There is a strong relationship between stress, health, and obesity. Addressing stressors is an important part of being healthy.

  • The causes of obesity are complex, with unique personal and historical factors that include colonization and residen­tial school experiences affecting Indigenous people. Look for opportunities to speak with your healthcare providers, family, and wider community to build understanding of its causes and to reveal pathways to your health and wellness.
  • Addressing stress and other emotional pain in your life can be protective of obesity. It is important for you to explore, identify, and address causes of stress in your life, at personal, social, and wider system levels. Seek out support from people you trust, including your healthcare providers. Doctors, nurses, dietitians, and social workers can be important re­sources for healing and accessing knowledge.
  • Part of healing from the past is working on small, attainable steps that may best influence positive health and promote a healthier body weight.
  • Community resources are important in this journey. Seek to connect with community activities that promote healthy be­haviours (e.g., activity groups, traditional food preparation, community gardens).

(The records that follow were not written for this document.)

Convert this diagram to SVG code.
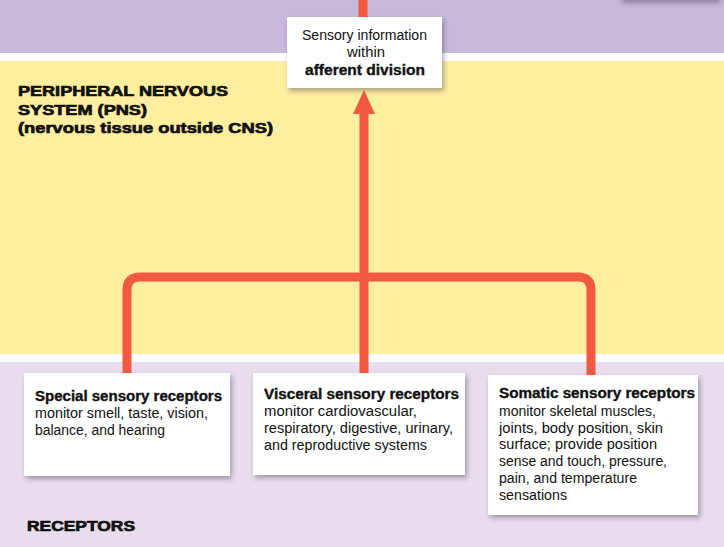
<svg xmlns="http://www.w3.org/2000/svg" width="724" height="547" viewBox="0 0 724 547">
<defs>
<filter id="sh" x="-10%" y="-10%" width="125%" height="130%">
<feDropShadow dx="2" dy="3" stdDeviation="2.5" flood-color="#3a3050" flood-opacity="0.4"/>
</filter>
</defs>
<style>
.box{fill:#ffffff;filter:url(#sh)}
.t{font-family:"Liberation Sans",Arial,sans-serif;font-size:14px;fill:#111}
.b{font-family:"Liberation Sans",Arial,sans-serif;font-size:14px;font-weight:bold;fill:#111;stroke:#111;stroke-width:0.35}
.h{font-family:"Liberation Sans",Arial,sans-serif;font-size:14.5px;font-weight:900;fill:#111;stroke:#111;stroke-width:0.7}
.wire{fill:none;stroke:#f15a3f;stroke-width:9}
</style>
<g id="bands">
<rect x="0" y="0" width="724" height="547" fill="#ffffff"/>
<rect x="0" y="0" width="724" height="53" fill="#c6b9da"/>
<rect x="0" y="61" width="724" height="293" fill="#feee9f"/>
<rect x="0" y="362" width="724" height="185" fill="#e7ddec"/>
<rect x="620" y="-40" width="98" height="40" fill="#ffffff" filter="url(#sh)"/>
</g>
<g id="labels">
<text class="h" x="18" y="96" textLength="210" lengthAdjust="spacingAndGlyphs">PERIPHERAL NERVOUS</text>
<text class="h" x="18" y="115" textLength="129" lengthAdjust="spacingAndGlyphs">SYSTEM (PNS)</text>
<text class="h" x="18" y="133" textLength="255" lengthAdjust="spacingAndGlyphs">(nervous tissue outside CNS)</text>
<text class="h" x="27" y="531" textLength="108" lengthAdjust="spacingAndGlyphs">RECEPTORS</text>
</g>
<g id="connectors">
<line class="wire" x1="363" y1="0" x2="363" y2="18"/>
<path class="wire" d="M364,110 V374"/>
<polygon points="364,90 353,114 375,114" fill="#f15a3f"/>
<path class="wire" d="M127,375 V290 Q127,277 140,277 H578 Q591,277 591,290 V376"/>
</g>
<g id="afferent">
<rect class="box" x="287" y="17" width="155" height="71"/>
<text class="t" x="364.5" y="40" text-anchor="middle" textLength="125" lengthAdjust="spacingAndGlyphs">Sensory information</text>
<text class="t" x="366" y="57" text-anchor="middle" textLength="38" lengthAdjust="spacingAndGlyphs">within</text>
<text class="b" x="365" y="75" text-anchor="middle" textLength="120" lengthAdjust="spacingAndGlyphs">afferent division</text>
</g>
<g id="special">
<rect class="box" x="24" y="373" width="206" height="103"/>
<text class="b" x="35" y="401" textLength="187" lengthAdjust="spacingAndGlyphs">Special sensory receptors</text>
<text class="t" x="35" y="418" textLength="173" lengthAdjust="spacingAndGlyphs">monitor smell, taste, vision,</text>
<text class="t" x="35" y="435" textLength="130" lengthAdjust="spacingAndGlyphs">balance, and hearing</text>
</g>
<g id="visceral">
<rect class="box" x="253" y="373" width="212" height="102"/>
<text class="b" x="264" y="399" textLength="195" lengthAdjust="spacingAndGlyphs">Visceral sensory receptors</text>
<text class="t" x="264" y="416" textLength="153" lengthAdjust="spacingAndGlyphs">monitor cardiovascular,</text>
<text class="t" x="264" y="433" textLength="189" lengthAdjust="spacingAndGlyphs">respiratory, digestive, urinary,</text>
<text class="t" x="264" y="450" textLength="163" lengthAdjust="spacingAndGlyphs">and reproductive systems</text>
</g>
<g id="somatic">
<rect class="box" x="488" y="375" width="210" height="140"/>
<text class="b" x="499" y="398" textLength="196" lengthAdjust="spacingAndGlyphs">Somatic sensory receptors</text>
<text class="t" x="499" y="416" textLength="157" lengthAdjust="spacingAndGlyphs">monitor skeletal muscles,</text>
<text class="t" x="499" y="433" textLength="164" lengthAdjust="spacingAndGlyphs">joints, body position, skin</text>
<text class="t" x="499" y="449" textLength="158" lengthAdjust="spacingAndGlyphs">surface; provide position</text>
<text class="t" x="499" y="466" textLength="168" lengthAdjust="spacingAndGlyphs">sense and touch, pressure,</text>
<text class="t" x="499" y="483" textLength="138" lengthAdjust="spacingAndGlyphs">pain, and temperature</text>
<text class="t" x="499" y="500" textLength="68" lengthAdjust="spacingAndGlyphs">sensations</text>
</g>
</svg>
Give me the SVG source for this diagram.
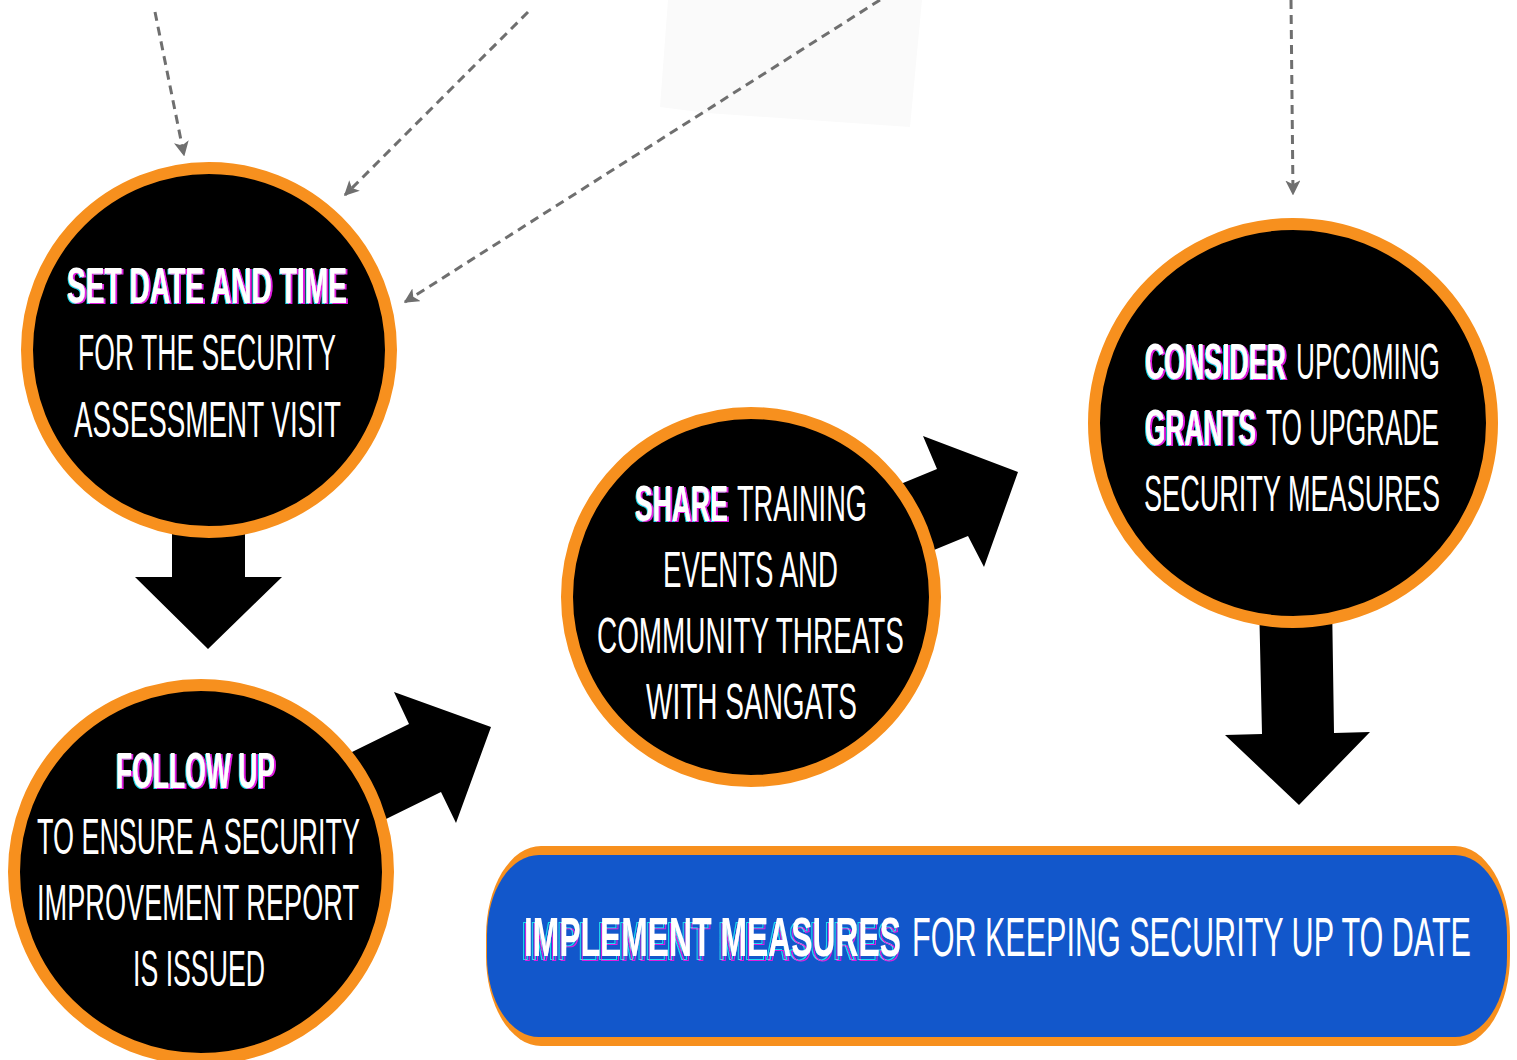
<svg xmlns="http://www.w3.org/2000/svg" width="1517" height="1060" viewBox="0 0 1517 1060">
  <style>
    .node-ring { fill: #000; stroke: #f7901e; stroke-width: 12; }
    /* tall condensed lettering: small font stretched vertically about its baseline */
    .txt { font-family: "Liberation Sans", Arial, sans-serif; fill: #fff; font-size: 27px; font-weight: 400; }
    .bold { font-weight: 700; filter: url(#rgbSplit); }
    .pill-txt { font-size: 30px; }
    .pill-bold { font-weight: 700; filter: url(#rgbOutline); }
    .dash { fill: none; stroke: #6f6f6f; stroke-width: 3; stroke-dasharray: 9 6; marker-end: url(#tip); }
    .block { fill: #000; }
  </style>
  <defs>
    <marker id="tip" viewBox="0 0 10 10" refX="9" refY="5" markerWidth="5" markerHeight="5" orient="auto" markerUnits="strokeWidth">
      <path d="M0,0 L10,5 L0,10 L2.5,5 z" fill="#6f6f6f"/>
    </marker>
    <!-- cyan / magenta split shadow behind emphasised words -->
    <filter id="rgbSplit" x="-5%" y="-20%" width="110%" height="140%">
      <feOffset in="SourceAlpha" dx="-1.5" dy="0.3" result="o1"/>
      <feFlood flood-color="#1fe0f0"/>
      <feComposite in2="o1" operator="in" result="cy"/>
      <feOffset in="SourceAlpha" dx="1.5" dy="0.3" result="o2"/>
      <feFlood flood-color="#e01ee0"/>
      <feComposite in2="o2" operator="in" result="mg"/>
      <feMerge>
        <feMergeNode in="cy"/>
        <feMergeNode in="mg"/>
        <feMergeNode in="SourceGraphic"/>
      </feMerge>
    </filter>
    <!-- offset outline echoes for the banner heading -->
    <filter id="rgbOutline" x="-5%" y="-20%" width="110%" height="150%">
      <feMorphology in="SourceAlpha" operator="erode" radius="0.7" result="er"/>
      <feComposite in="SourceAlpha" in2="er" operator="out" result="edge"/>
      <feOffset in="edge" dx="-3" dy="2.2" result="e1"/>
      <feFlood flood-color="#1fe0f0"/>
      <feComposite in2="e1" operator="in" result="cy"/>
      <feOffset in="edge" dx="-1" dy="2.8" result="e2"/>
      <feFlood flood-color="#e01ee0"/>
      <feComposite in2="e2" operator="in" result="mg"/>
      <feMerge>
        <feMergeNode in="cy"/>
        <feMergeNode in="mg"/>
        <feMergeNode in="SourceGraphic"/>
      </feMerge>
    </filter>
  </defs>

  <rect width="1517" height="1060" fill="#fff"/>

  <!-- faint backdrop panel -->
  <polygon points="668,0 922,0 910,127 707,113 660,107" fill="#fafafa"/>

  <g id="connectors">
    <line class="dash" x1="155" y1="12" x2="184" y2="155"/>
    <line class="dash" x1="528" y1="12" x2="345" y2="195"/>
    <line class="dash" x1="880" y1="0" x2="405" y2="302"/>
    <line class="dash" x1="1291" y1="0" x2="1293" y2="194"/>
    <!-- block arrows between the steps -->
    <polygon class="block" points="172,520 245,520 245,577 282,577 208,649 135,577 172,577"/>
    <polygon class="block" points="1259,600 1332,600 1334,733 1370,732 1299,805 1225,735 1262,734"/>
    <polygon class="block" points="869,497 937,469 923,436 1018,472 984,567 968,536 900,564"/>
    <polygon class="block" points="295,780 409,724 394,692 491,727 456,823 441,792 327,848"/>
  </g>

  <g id="node-set-date">
    <circle class="node-ring" cx="209" cy="350" r="182"/>
    <text class="txt bold" x="67" y="303" textLength="280" lengthAdjust="spacingAndGlyphs" transform="matrix(1 0 0 1.85 0 -257.55)">SET DATE AND TIME</text>
    <text class="txt" x="78" y="370" textLength="258" lengthAdjust="spacingAndGlyphs" transform="matrix(1 0 0 1.85 0 -314.5)">FOR THE SECURITY</text>
    <text class="txt" x="74" y="437" textLength="267" lengthAdjust="spacingAndGlyphs" transform="matrix(1 0 0 1.85 0 -371.45)">ASSESSMENT VISIT</text>
  </g>

  <g id="node-follow-up">
    <circle class="node-ring" cx="201" cy="872" r="187"/>
    <text class="txt bold" x="116" y="788" textLength="159" lengthAdjust="spacingAndGlyphs" transform="matrix(1 0 0 1.85 0 -669.8)">FOLLOW UP</text>
    <text class="txt" x="37" y="854" textLength="323" lengthAdjust="spacingAndGlyphs" transform="matrix(1 0 0 1.85 0 -725.9)">TO ENSURE A SECURITY</text>
    <text class="txt" x="37" y="920" textLength="322" lengthAdjust="spacingAndGlyphs" transform="matrix(1 0 0 1.85 0 -782)">IMPROVEMENT REPORT</text>
    <text class="txt" x="133" y="986" textLength="132" lengthAdjust="spacingAndGlyphs" transform="matrix(1 0 0 1.85 0 -838.1)">IS ISSUED</text>
  </g>

  <g id="node-share">
    <circle class="node-ring" cx="751" cy="597" r="184"/>
    <text class="txt bold" x="635" y="521" textLength="93" lengthAdjust="spacingAndGlyphs" transform="matrix(1 0 0 1.85 0 -442.85)">SHARE</text>
    <text class="txt" x="737" y="521" textLength="130" lengthAdjust="spacingAndGlyphs" transform="matrix(1 0 0 1.85 0 -442.85)">TRAINING</text>
    <text class="txt" x="663" y="587" textLength="175" lengthAdjust="spacingAndGlyphs" transform="matrix(1 0 0 1.85 0 -498.95)">EVENTS AND</text>
    <text class="txt" x="597" y="653" textLength="307" lengthAdjust="spacingAndGlyphs" transform="matrix(1 0 0 1.85 0 -555.05)">COMMUNITY THREATS</text>
    <text class="txt" x="646" y="719" textLength="211" lengthAdjust="spacingAndGlyphs" transform="matrix(1 0 0 1.85 0 -611.15)">WITH SANGATS</text>
  </g>

  <g id="node-consider">
    <circle class="node-ring" cx="1293" cy="423" r="199"/>
    <text class="txt bold" x="1145" y="379" textLength="141" lengthAdjust="spacingAndGlyphs" transform="matrix(1 0 0 1.85 0 -322.15)">CONSIDER</text>
    <text class="txt" x="1296" y="379" textLength="144" lengthAdjust="spacingAndGlyphs" transform="matrix(1 0 0 1.85 0 -322.15)">UPCOMING</text>
    <text class="txt bold" x="1145" y="445" textLength="111" lengthAdjust="spacingAndGlyphs" transform="matrix(1 0 0 1.85 0 -378.25)">GRANTS</text>
    <text class="txt" x="1266" y="445" textLength="173" lengthAdjust="spacingAndGlyphs" transform="matrix(1 0 0 1.85 0 -378.25)">TO UPGRADE</text>
    <text class="txt" x="1144" y="511" textLength="296" lengthAdjust="spacingAndGlyphs" transform="matrix(1 0 0 1.85 0 -434.35)">SECURITY MEASURES</text>
  </g>

  <g id="node-implement">
    <rect x="486" y="846" width="1024" height="200" rx="55" ry="90" fill="#f7901e"/>
    <rect x="487" y="855" width="1020" height="182" rx="52" ry="80" fill="#1257cb"/>
    <text class="txt pill-txt pill-bold" x="524" y="956" textLength="377" lengthAdjust="spacingAndGlyphs" transform="matrix(1 0 0 1.867 0 -828.85)">IMPLEMENT MEASURES</text>
    <text class="txt pill-txt" x="912" y="956" textLength="559" lengthAdjust="spacingAndGlyphs" transform="matrix(1 0 0 1.867 0 -828.85)">FOR KEEPING SECURITY UP TO DATE</text>
  </g>
</svg>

  • Due to colonization and social exclusion, Indigenous people experience significant stress that discourages overall mental and emotional wellness. Cultural and community disruption caused by colonization complicate the already-complex causes of obesity for Indigenous people. Learning about the causes and possible solutions to stressors at personal, social, and systemic levels is important to preventing and managing obesity, as this can allow you to connect to opportunities for support.